After I’d spluttered my outrage on twitter, Simon (a) confessed he may have overdone in the title in order to attract attention; (b) tweeted a bunch of caveats; and (c) invited me to respond. So here goes.

In the UK, about 45 million people are registered to vote. Assuming a turnout of something like 65% – it’s been higher and lower in recent years – your personal vote is one of 27 million in total. Pretty minuscule. But the UK electoral system is constituency-based, so one actually has to wonder whether you live in a safe or a marginal seat. A great many people think they live in safe seats, which means their vote is irrelevant given that they know pretty much how the majority of their neighbours are going to vote. But even then, their vote is just one of a few tens of thousands. Not great odds.

Not only that, but political parties are said to control a great deal less than we assume; and the differences between parties are minor. So even if we did have a decisive vote – even if our vote for our MP was the one that tipped the balance – it wouldn’t change much.

That’s pretty much what Simon assumes, although the bulk of his piece is about direct, deliberative involvement of citizens in governance.

Simon, I think you’re wrong.

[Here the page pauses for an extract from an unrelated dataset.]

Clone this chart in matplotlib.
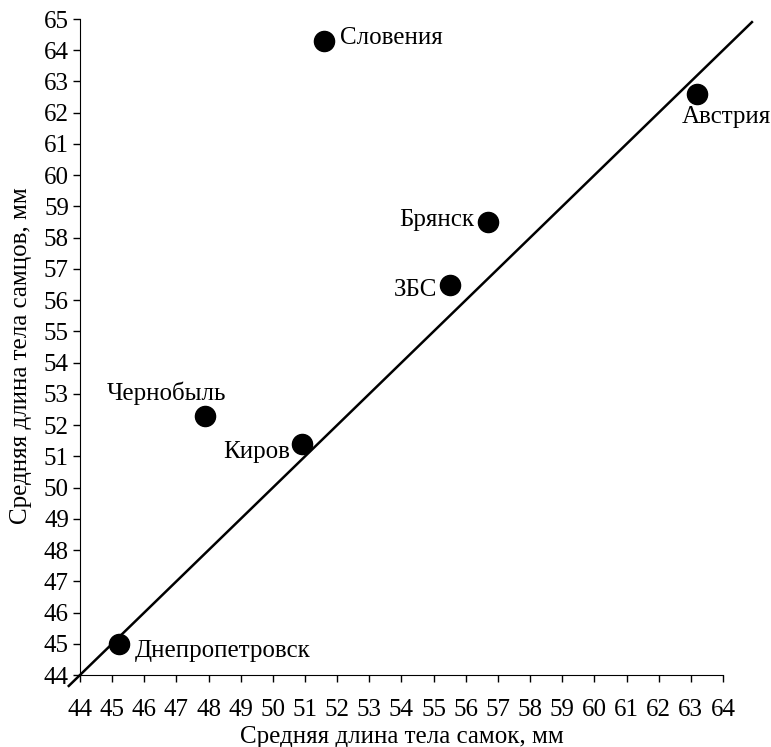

You’re wrong about the importance of voting, and you’re wrong to think of deliberative democracy as an alternative to elections. Elections and citizen deliberation — and much more, by the way — are both essential elements of a vital, creative, and critical democracy.

First, the importance of voting:

  1. Each individual vote is irrelevant but collectively they make a huge difference. My favourite way of explaining this basic point is via an old article on the satirical news site, The Onion, with the immortal headline, ‘”How bad for the environment can throwing away one plastic bottle be?” 30 million people wonder.’ Simon, you’re basically asking us to think like the bottle throwers. And yes, I know there are ‘collective action problems’, but I also know that the most effective solution to collective action problems is to communicate the nature of the problem to the individuals so they see from a joint perspective.
  2. The degree to which UK seats are safe is wildly overstated, and has been for some time, as this piece by Fabian Richter shows. I disagree with his claims about electoral reform, but his numbers show that 85% of UK voters live in constituencies that can shift to another party with relatively little pressure.
  3. Governments have more power than they claim, as Colin Hay has argued for some time – here, for example, in a paper with my old colleague Matthew Watson. The powerlessness of governments is a discourse they spout to shift blame for failure. If that were not true, then everywhere would look the same as everywhere else, which is patently not the case. You’re not seriously telling me that things are the same now under Cameron’s Conservatives as they would have been under Brown’s Labour, are you? If so, please have that conversation with those who are now reliant on food banks.

And now about deliberative democracy. You misrepresent Dryzek in a small but important way. You present him as giving a list of things that make a system democratic, but actually he’s talking about a set of continuums which real systems more or less meet. Democratisation for Dryzek is a journey not a “cross the line and you’re there” destination. Read his 1996 book Democracy in Capitalist Times. And it’s also not the case that he thinks that elections are no use – that’s part of the point of the “empowered space” discussion, which explicitly includes parliaments.

There is such a thing as a deliberative system which dispenses with elections. It’s called authoritarian deliberation, and is practised in China, among other places. Check out this article by my friends and colleagues He Baogang and Mark Warren. It might be a step in the road to democracy, but democracy it ain’t.

Why not? Because there are no effective elections to give scrutiny and discontent a sharp edge.

Elections are not perfect. But they are still important. By all means encourage people into direct engagement. I love what you do at Involve and want more of it. But please don’t do so at the expense of a critical element of democratic systems.

Get out and vote, Simon. And drag as many people with you as you can.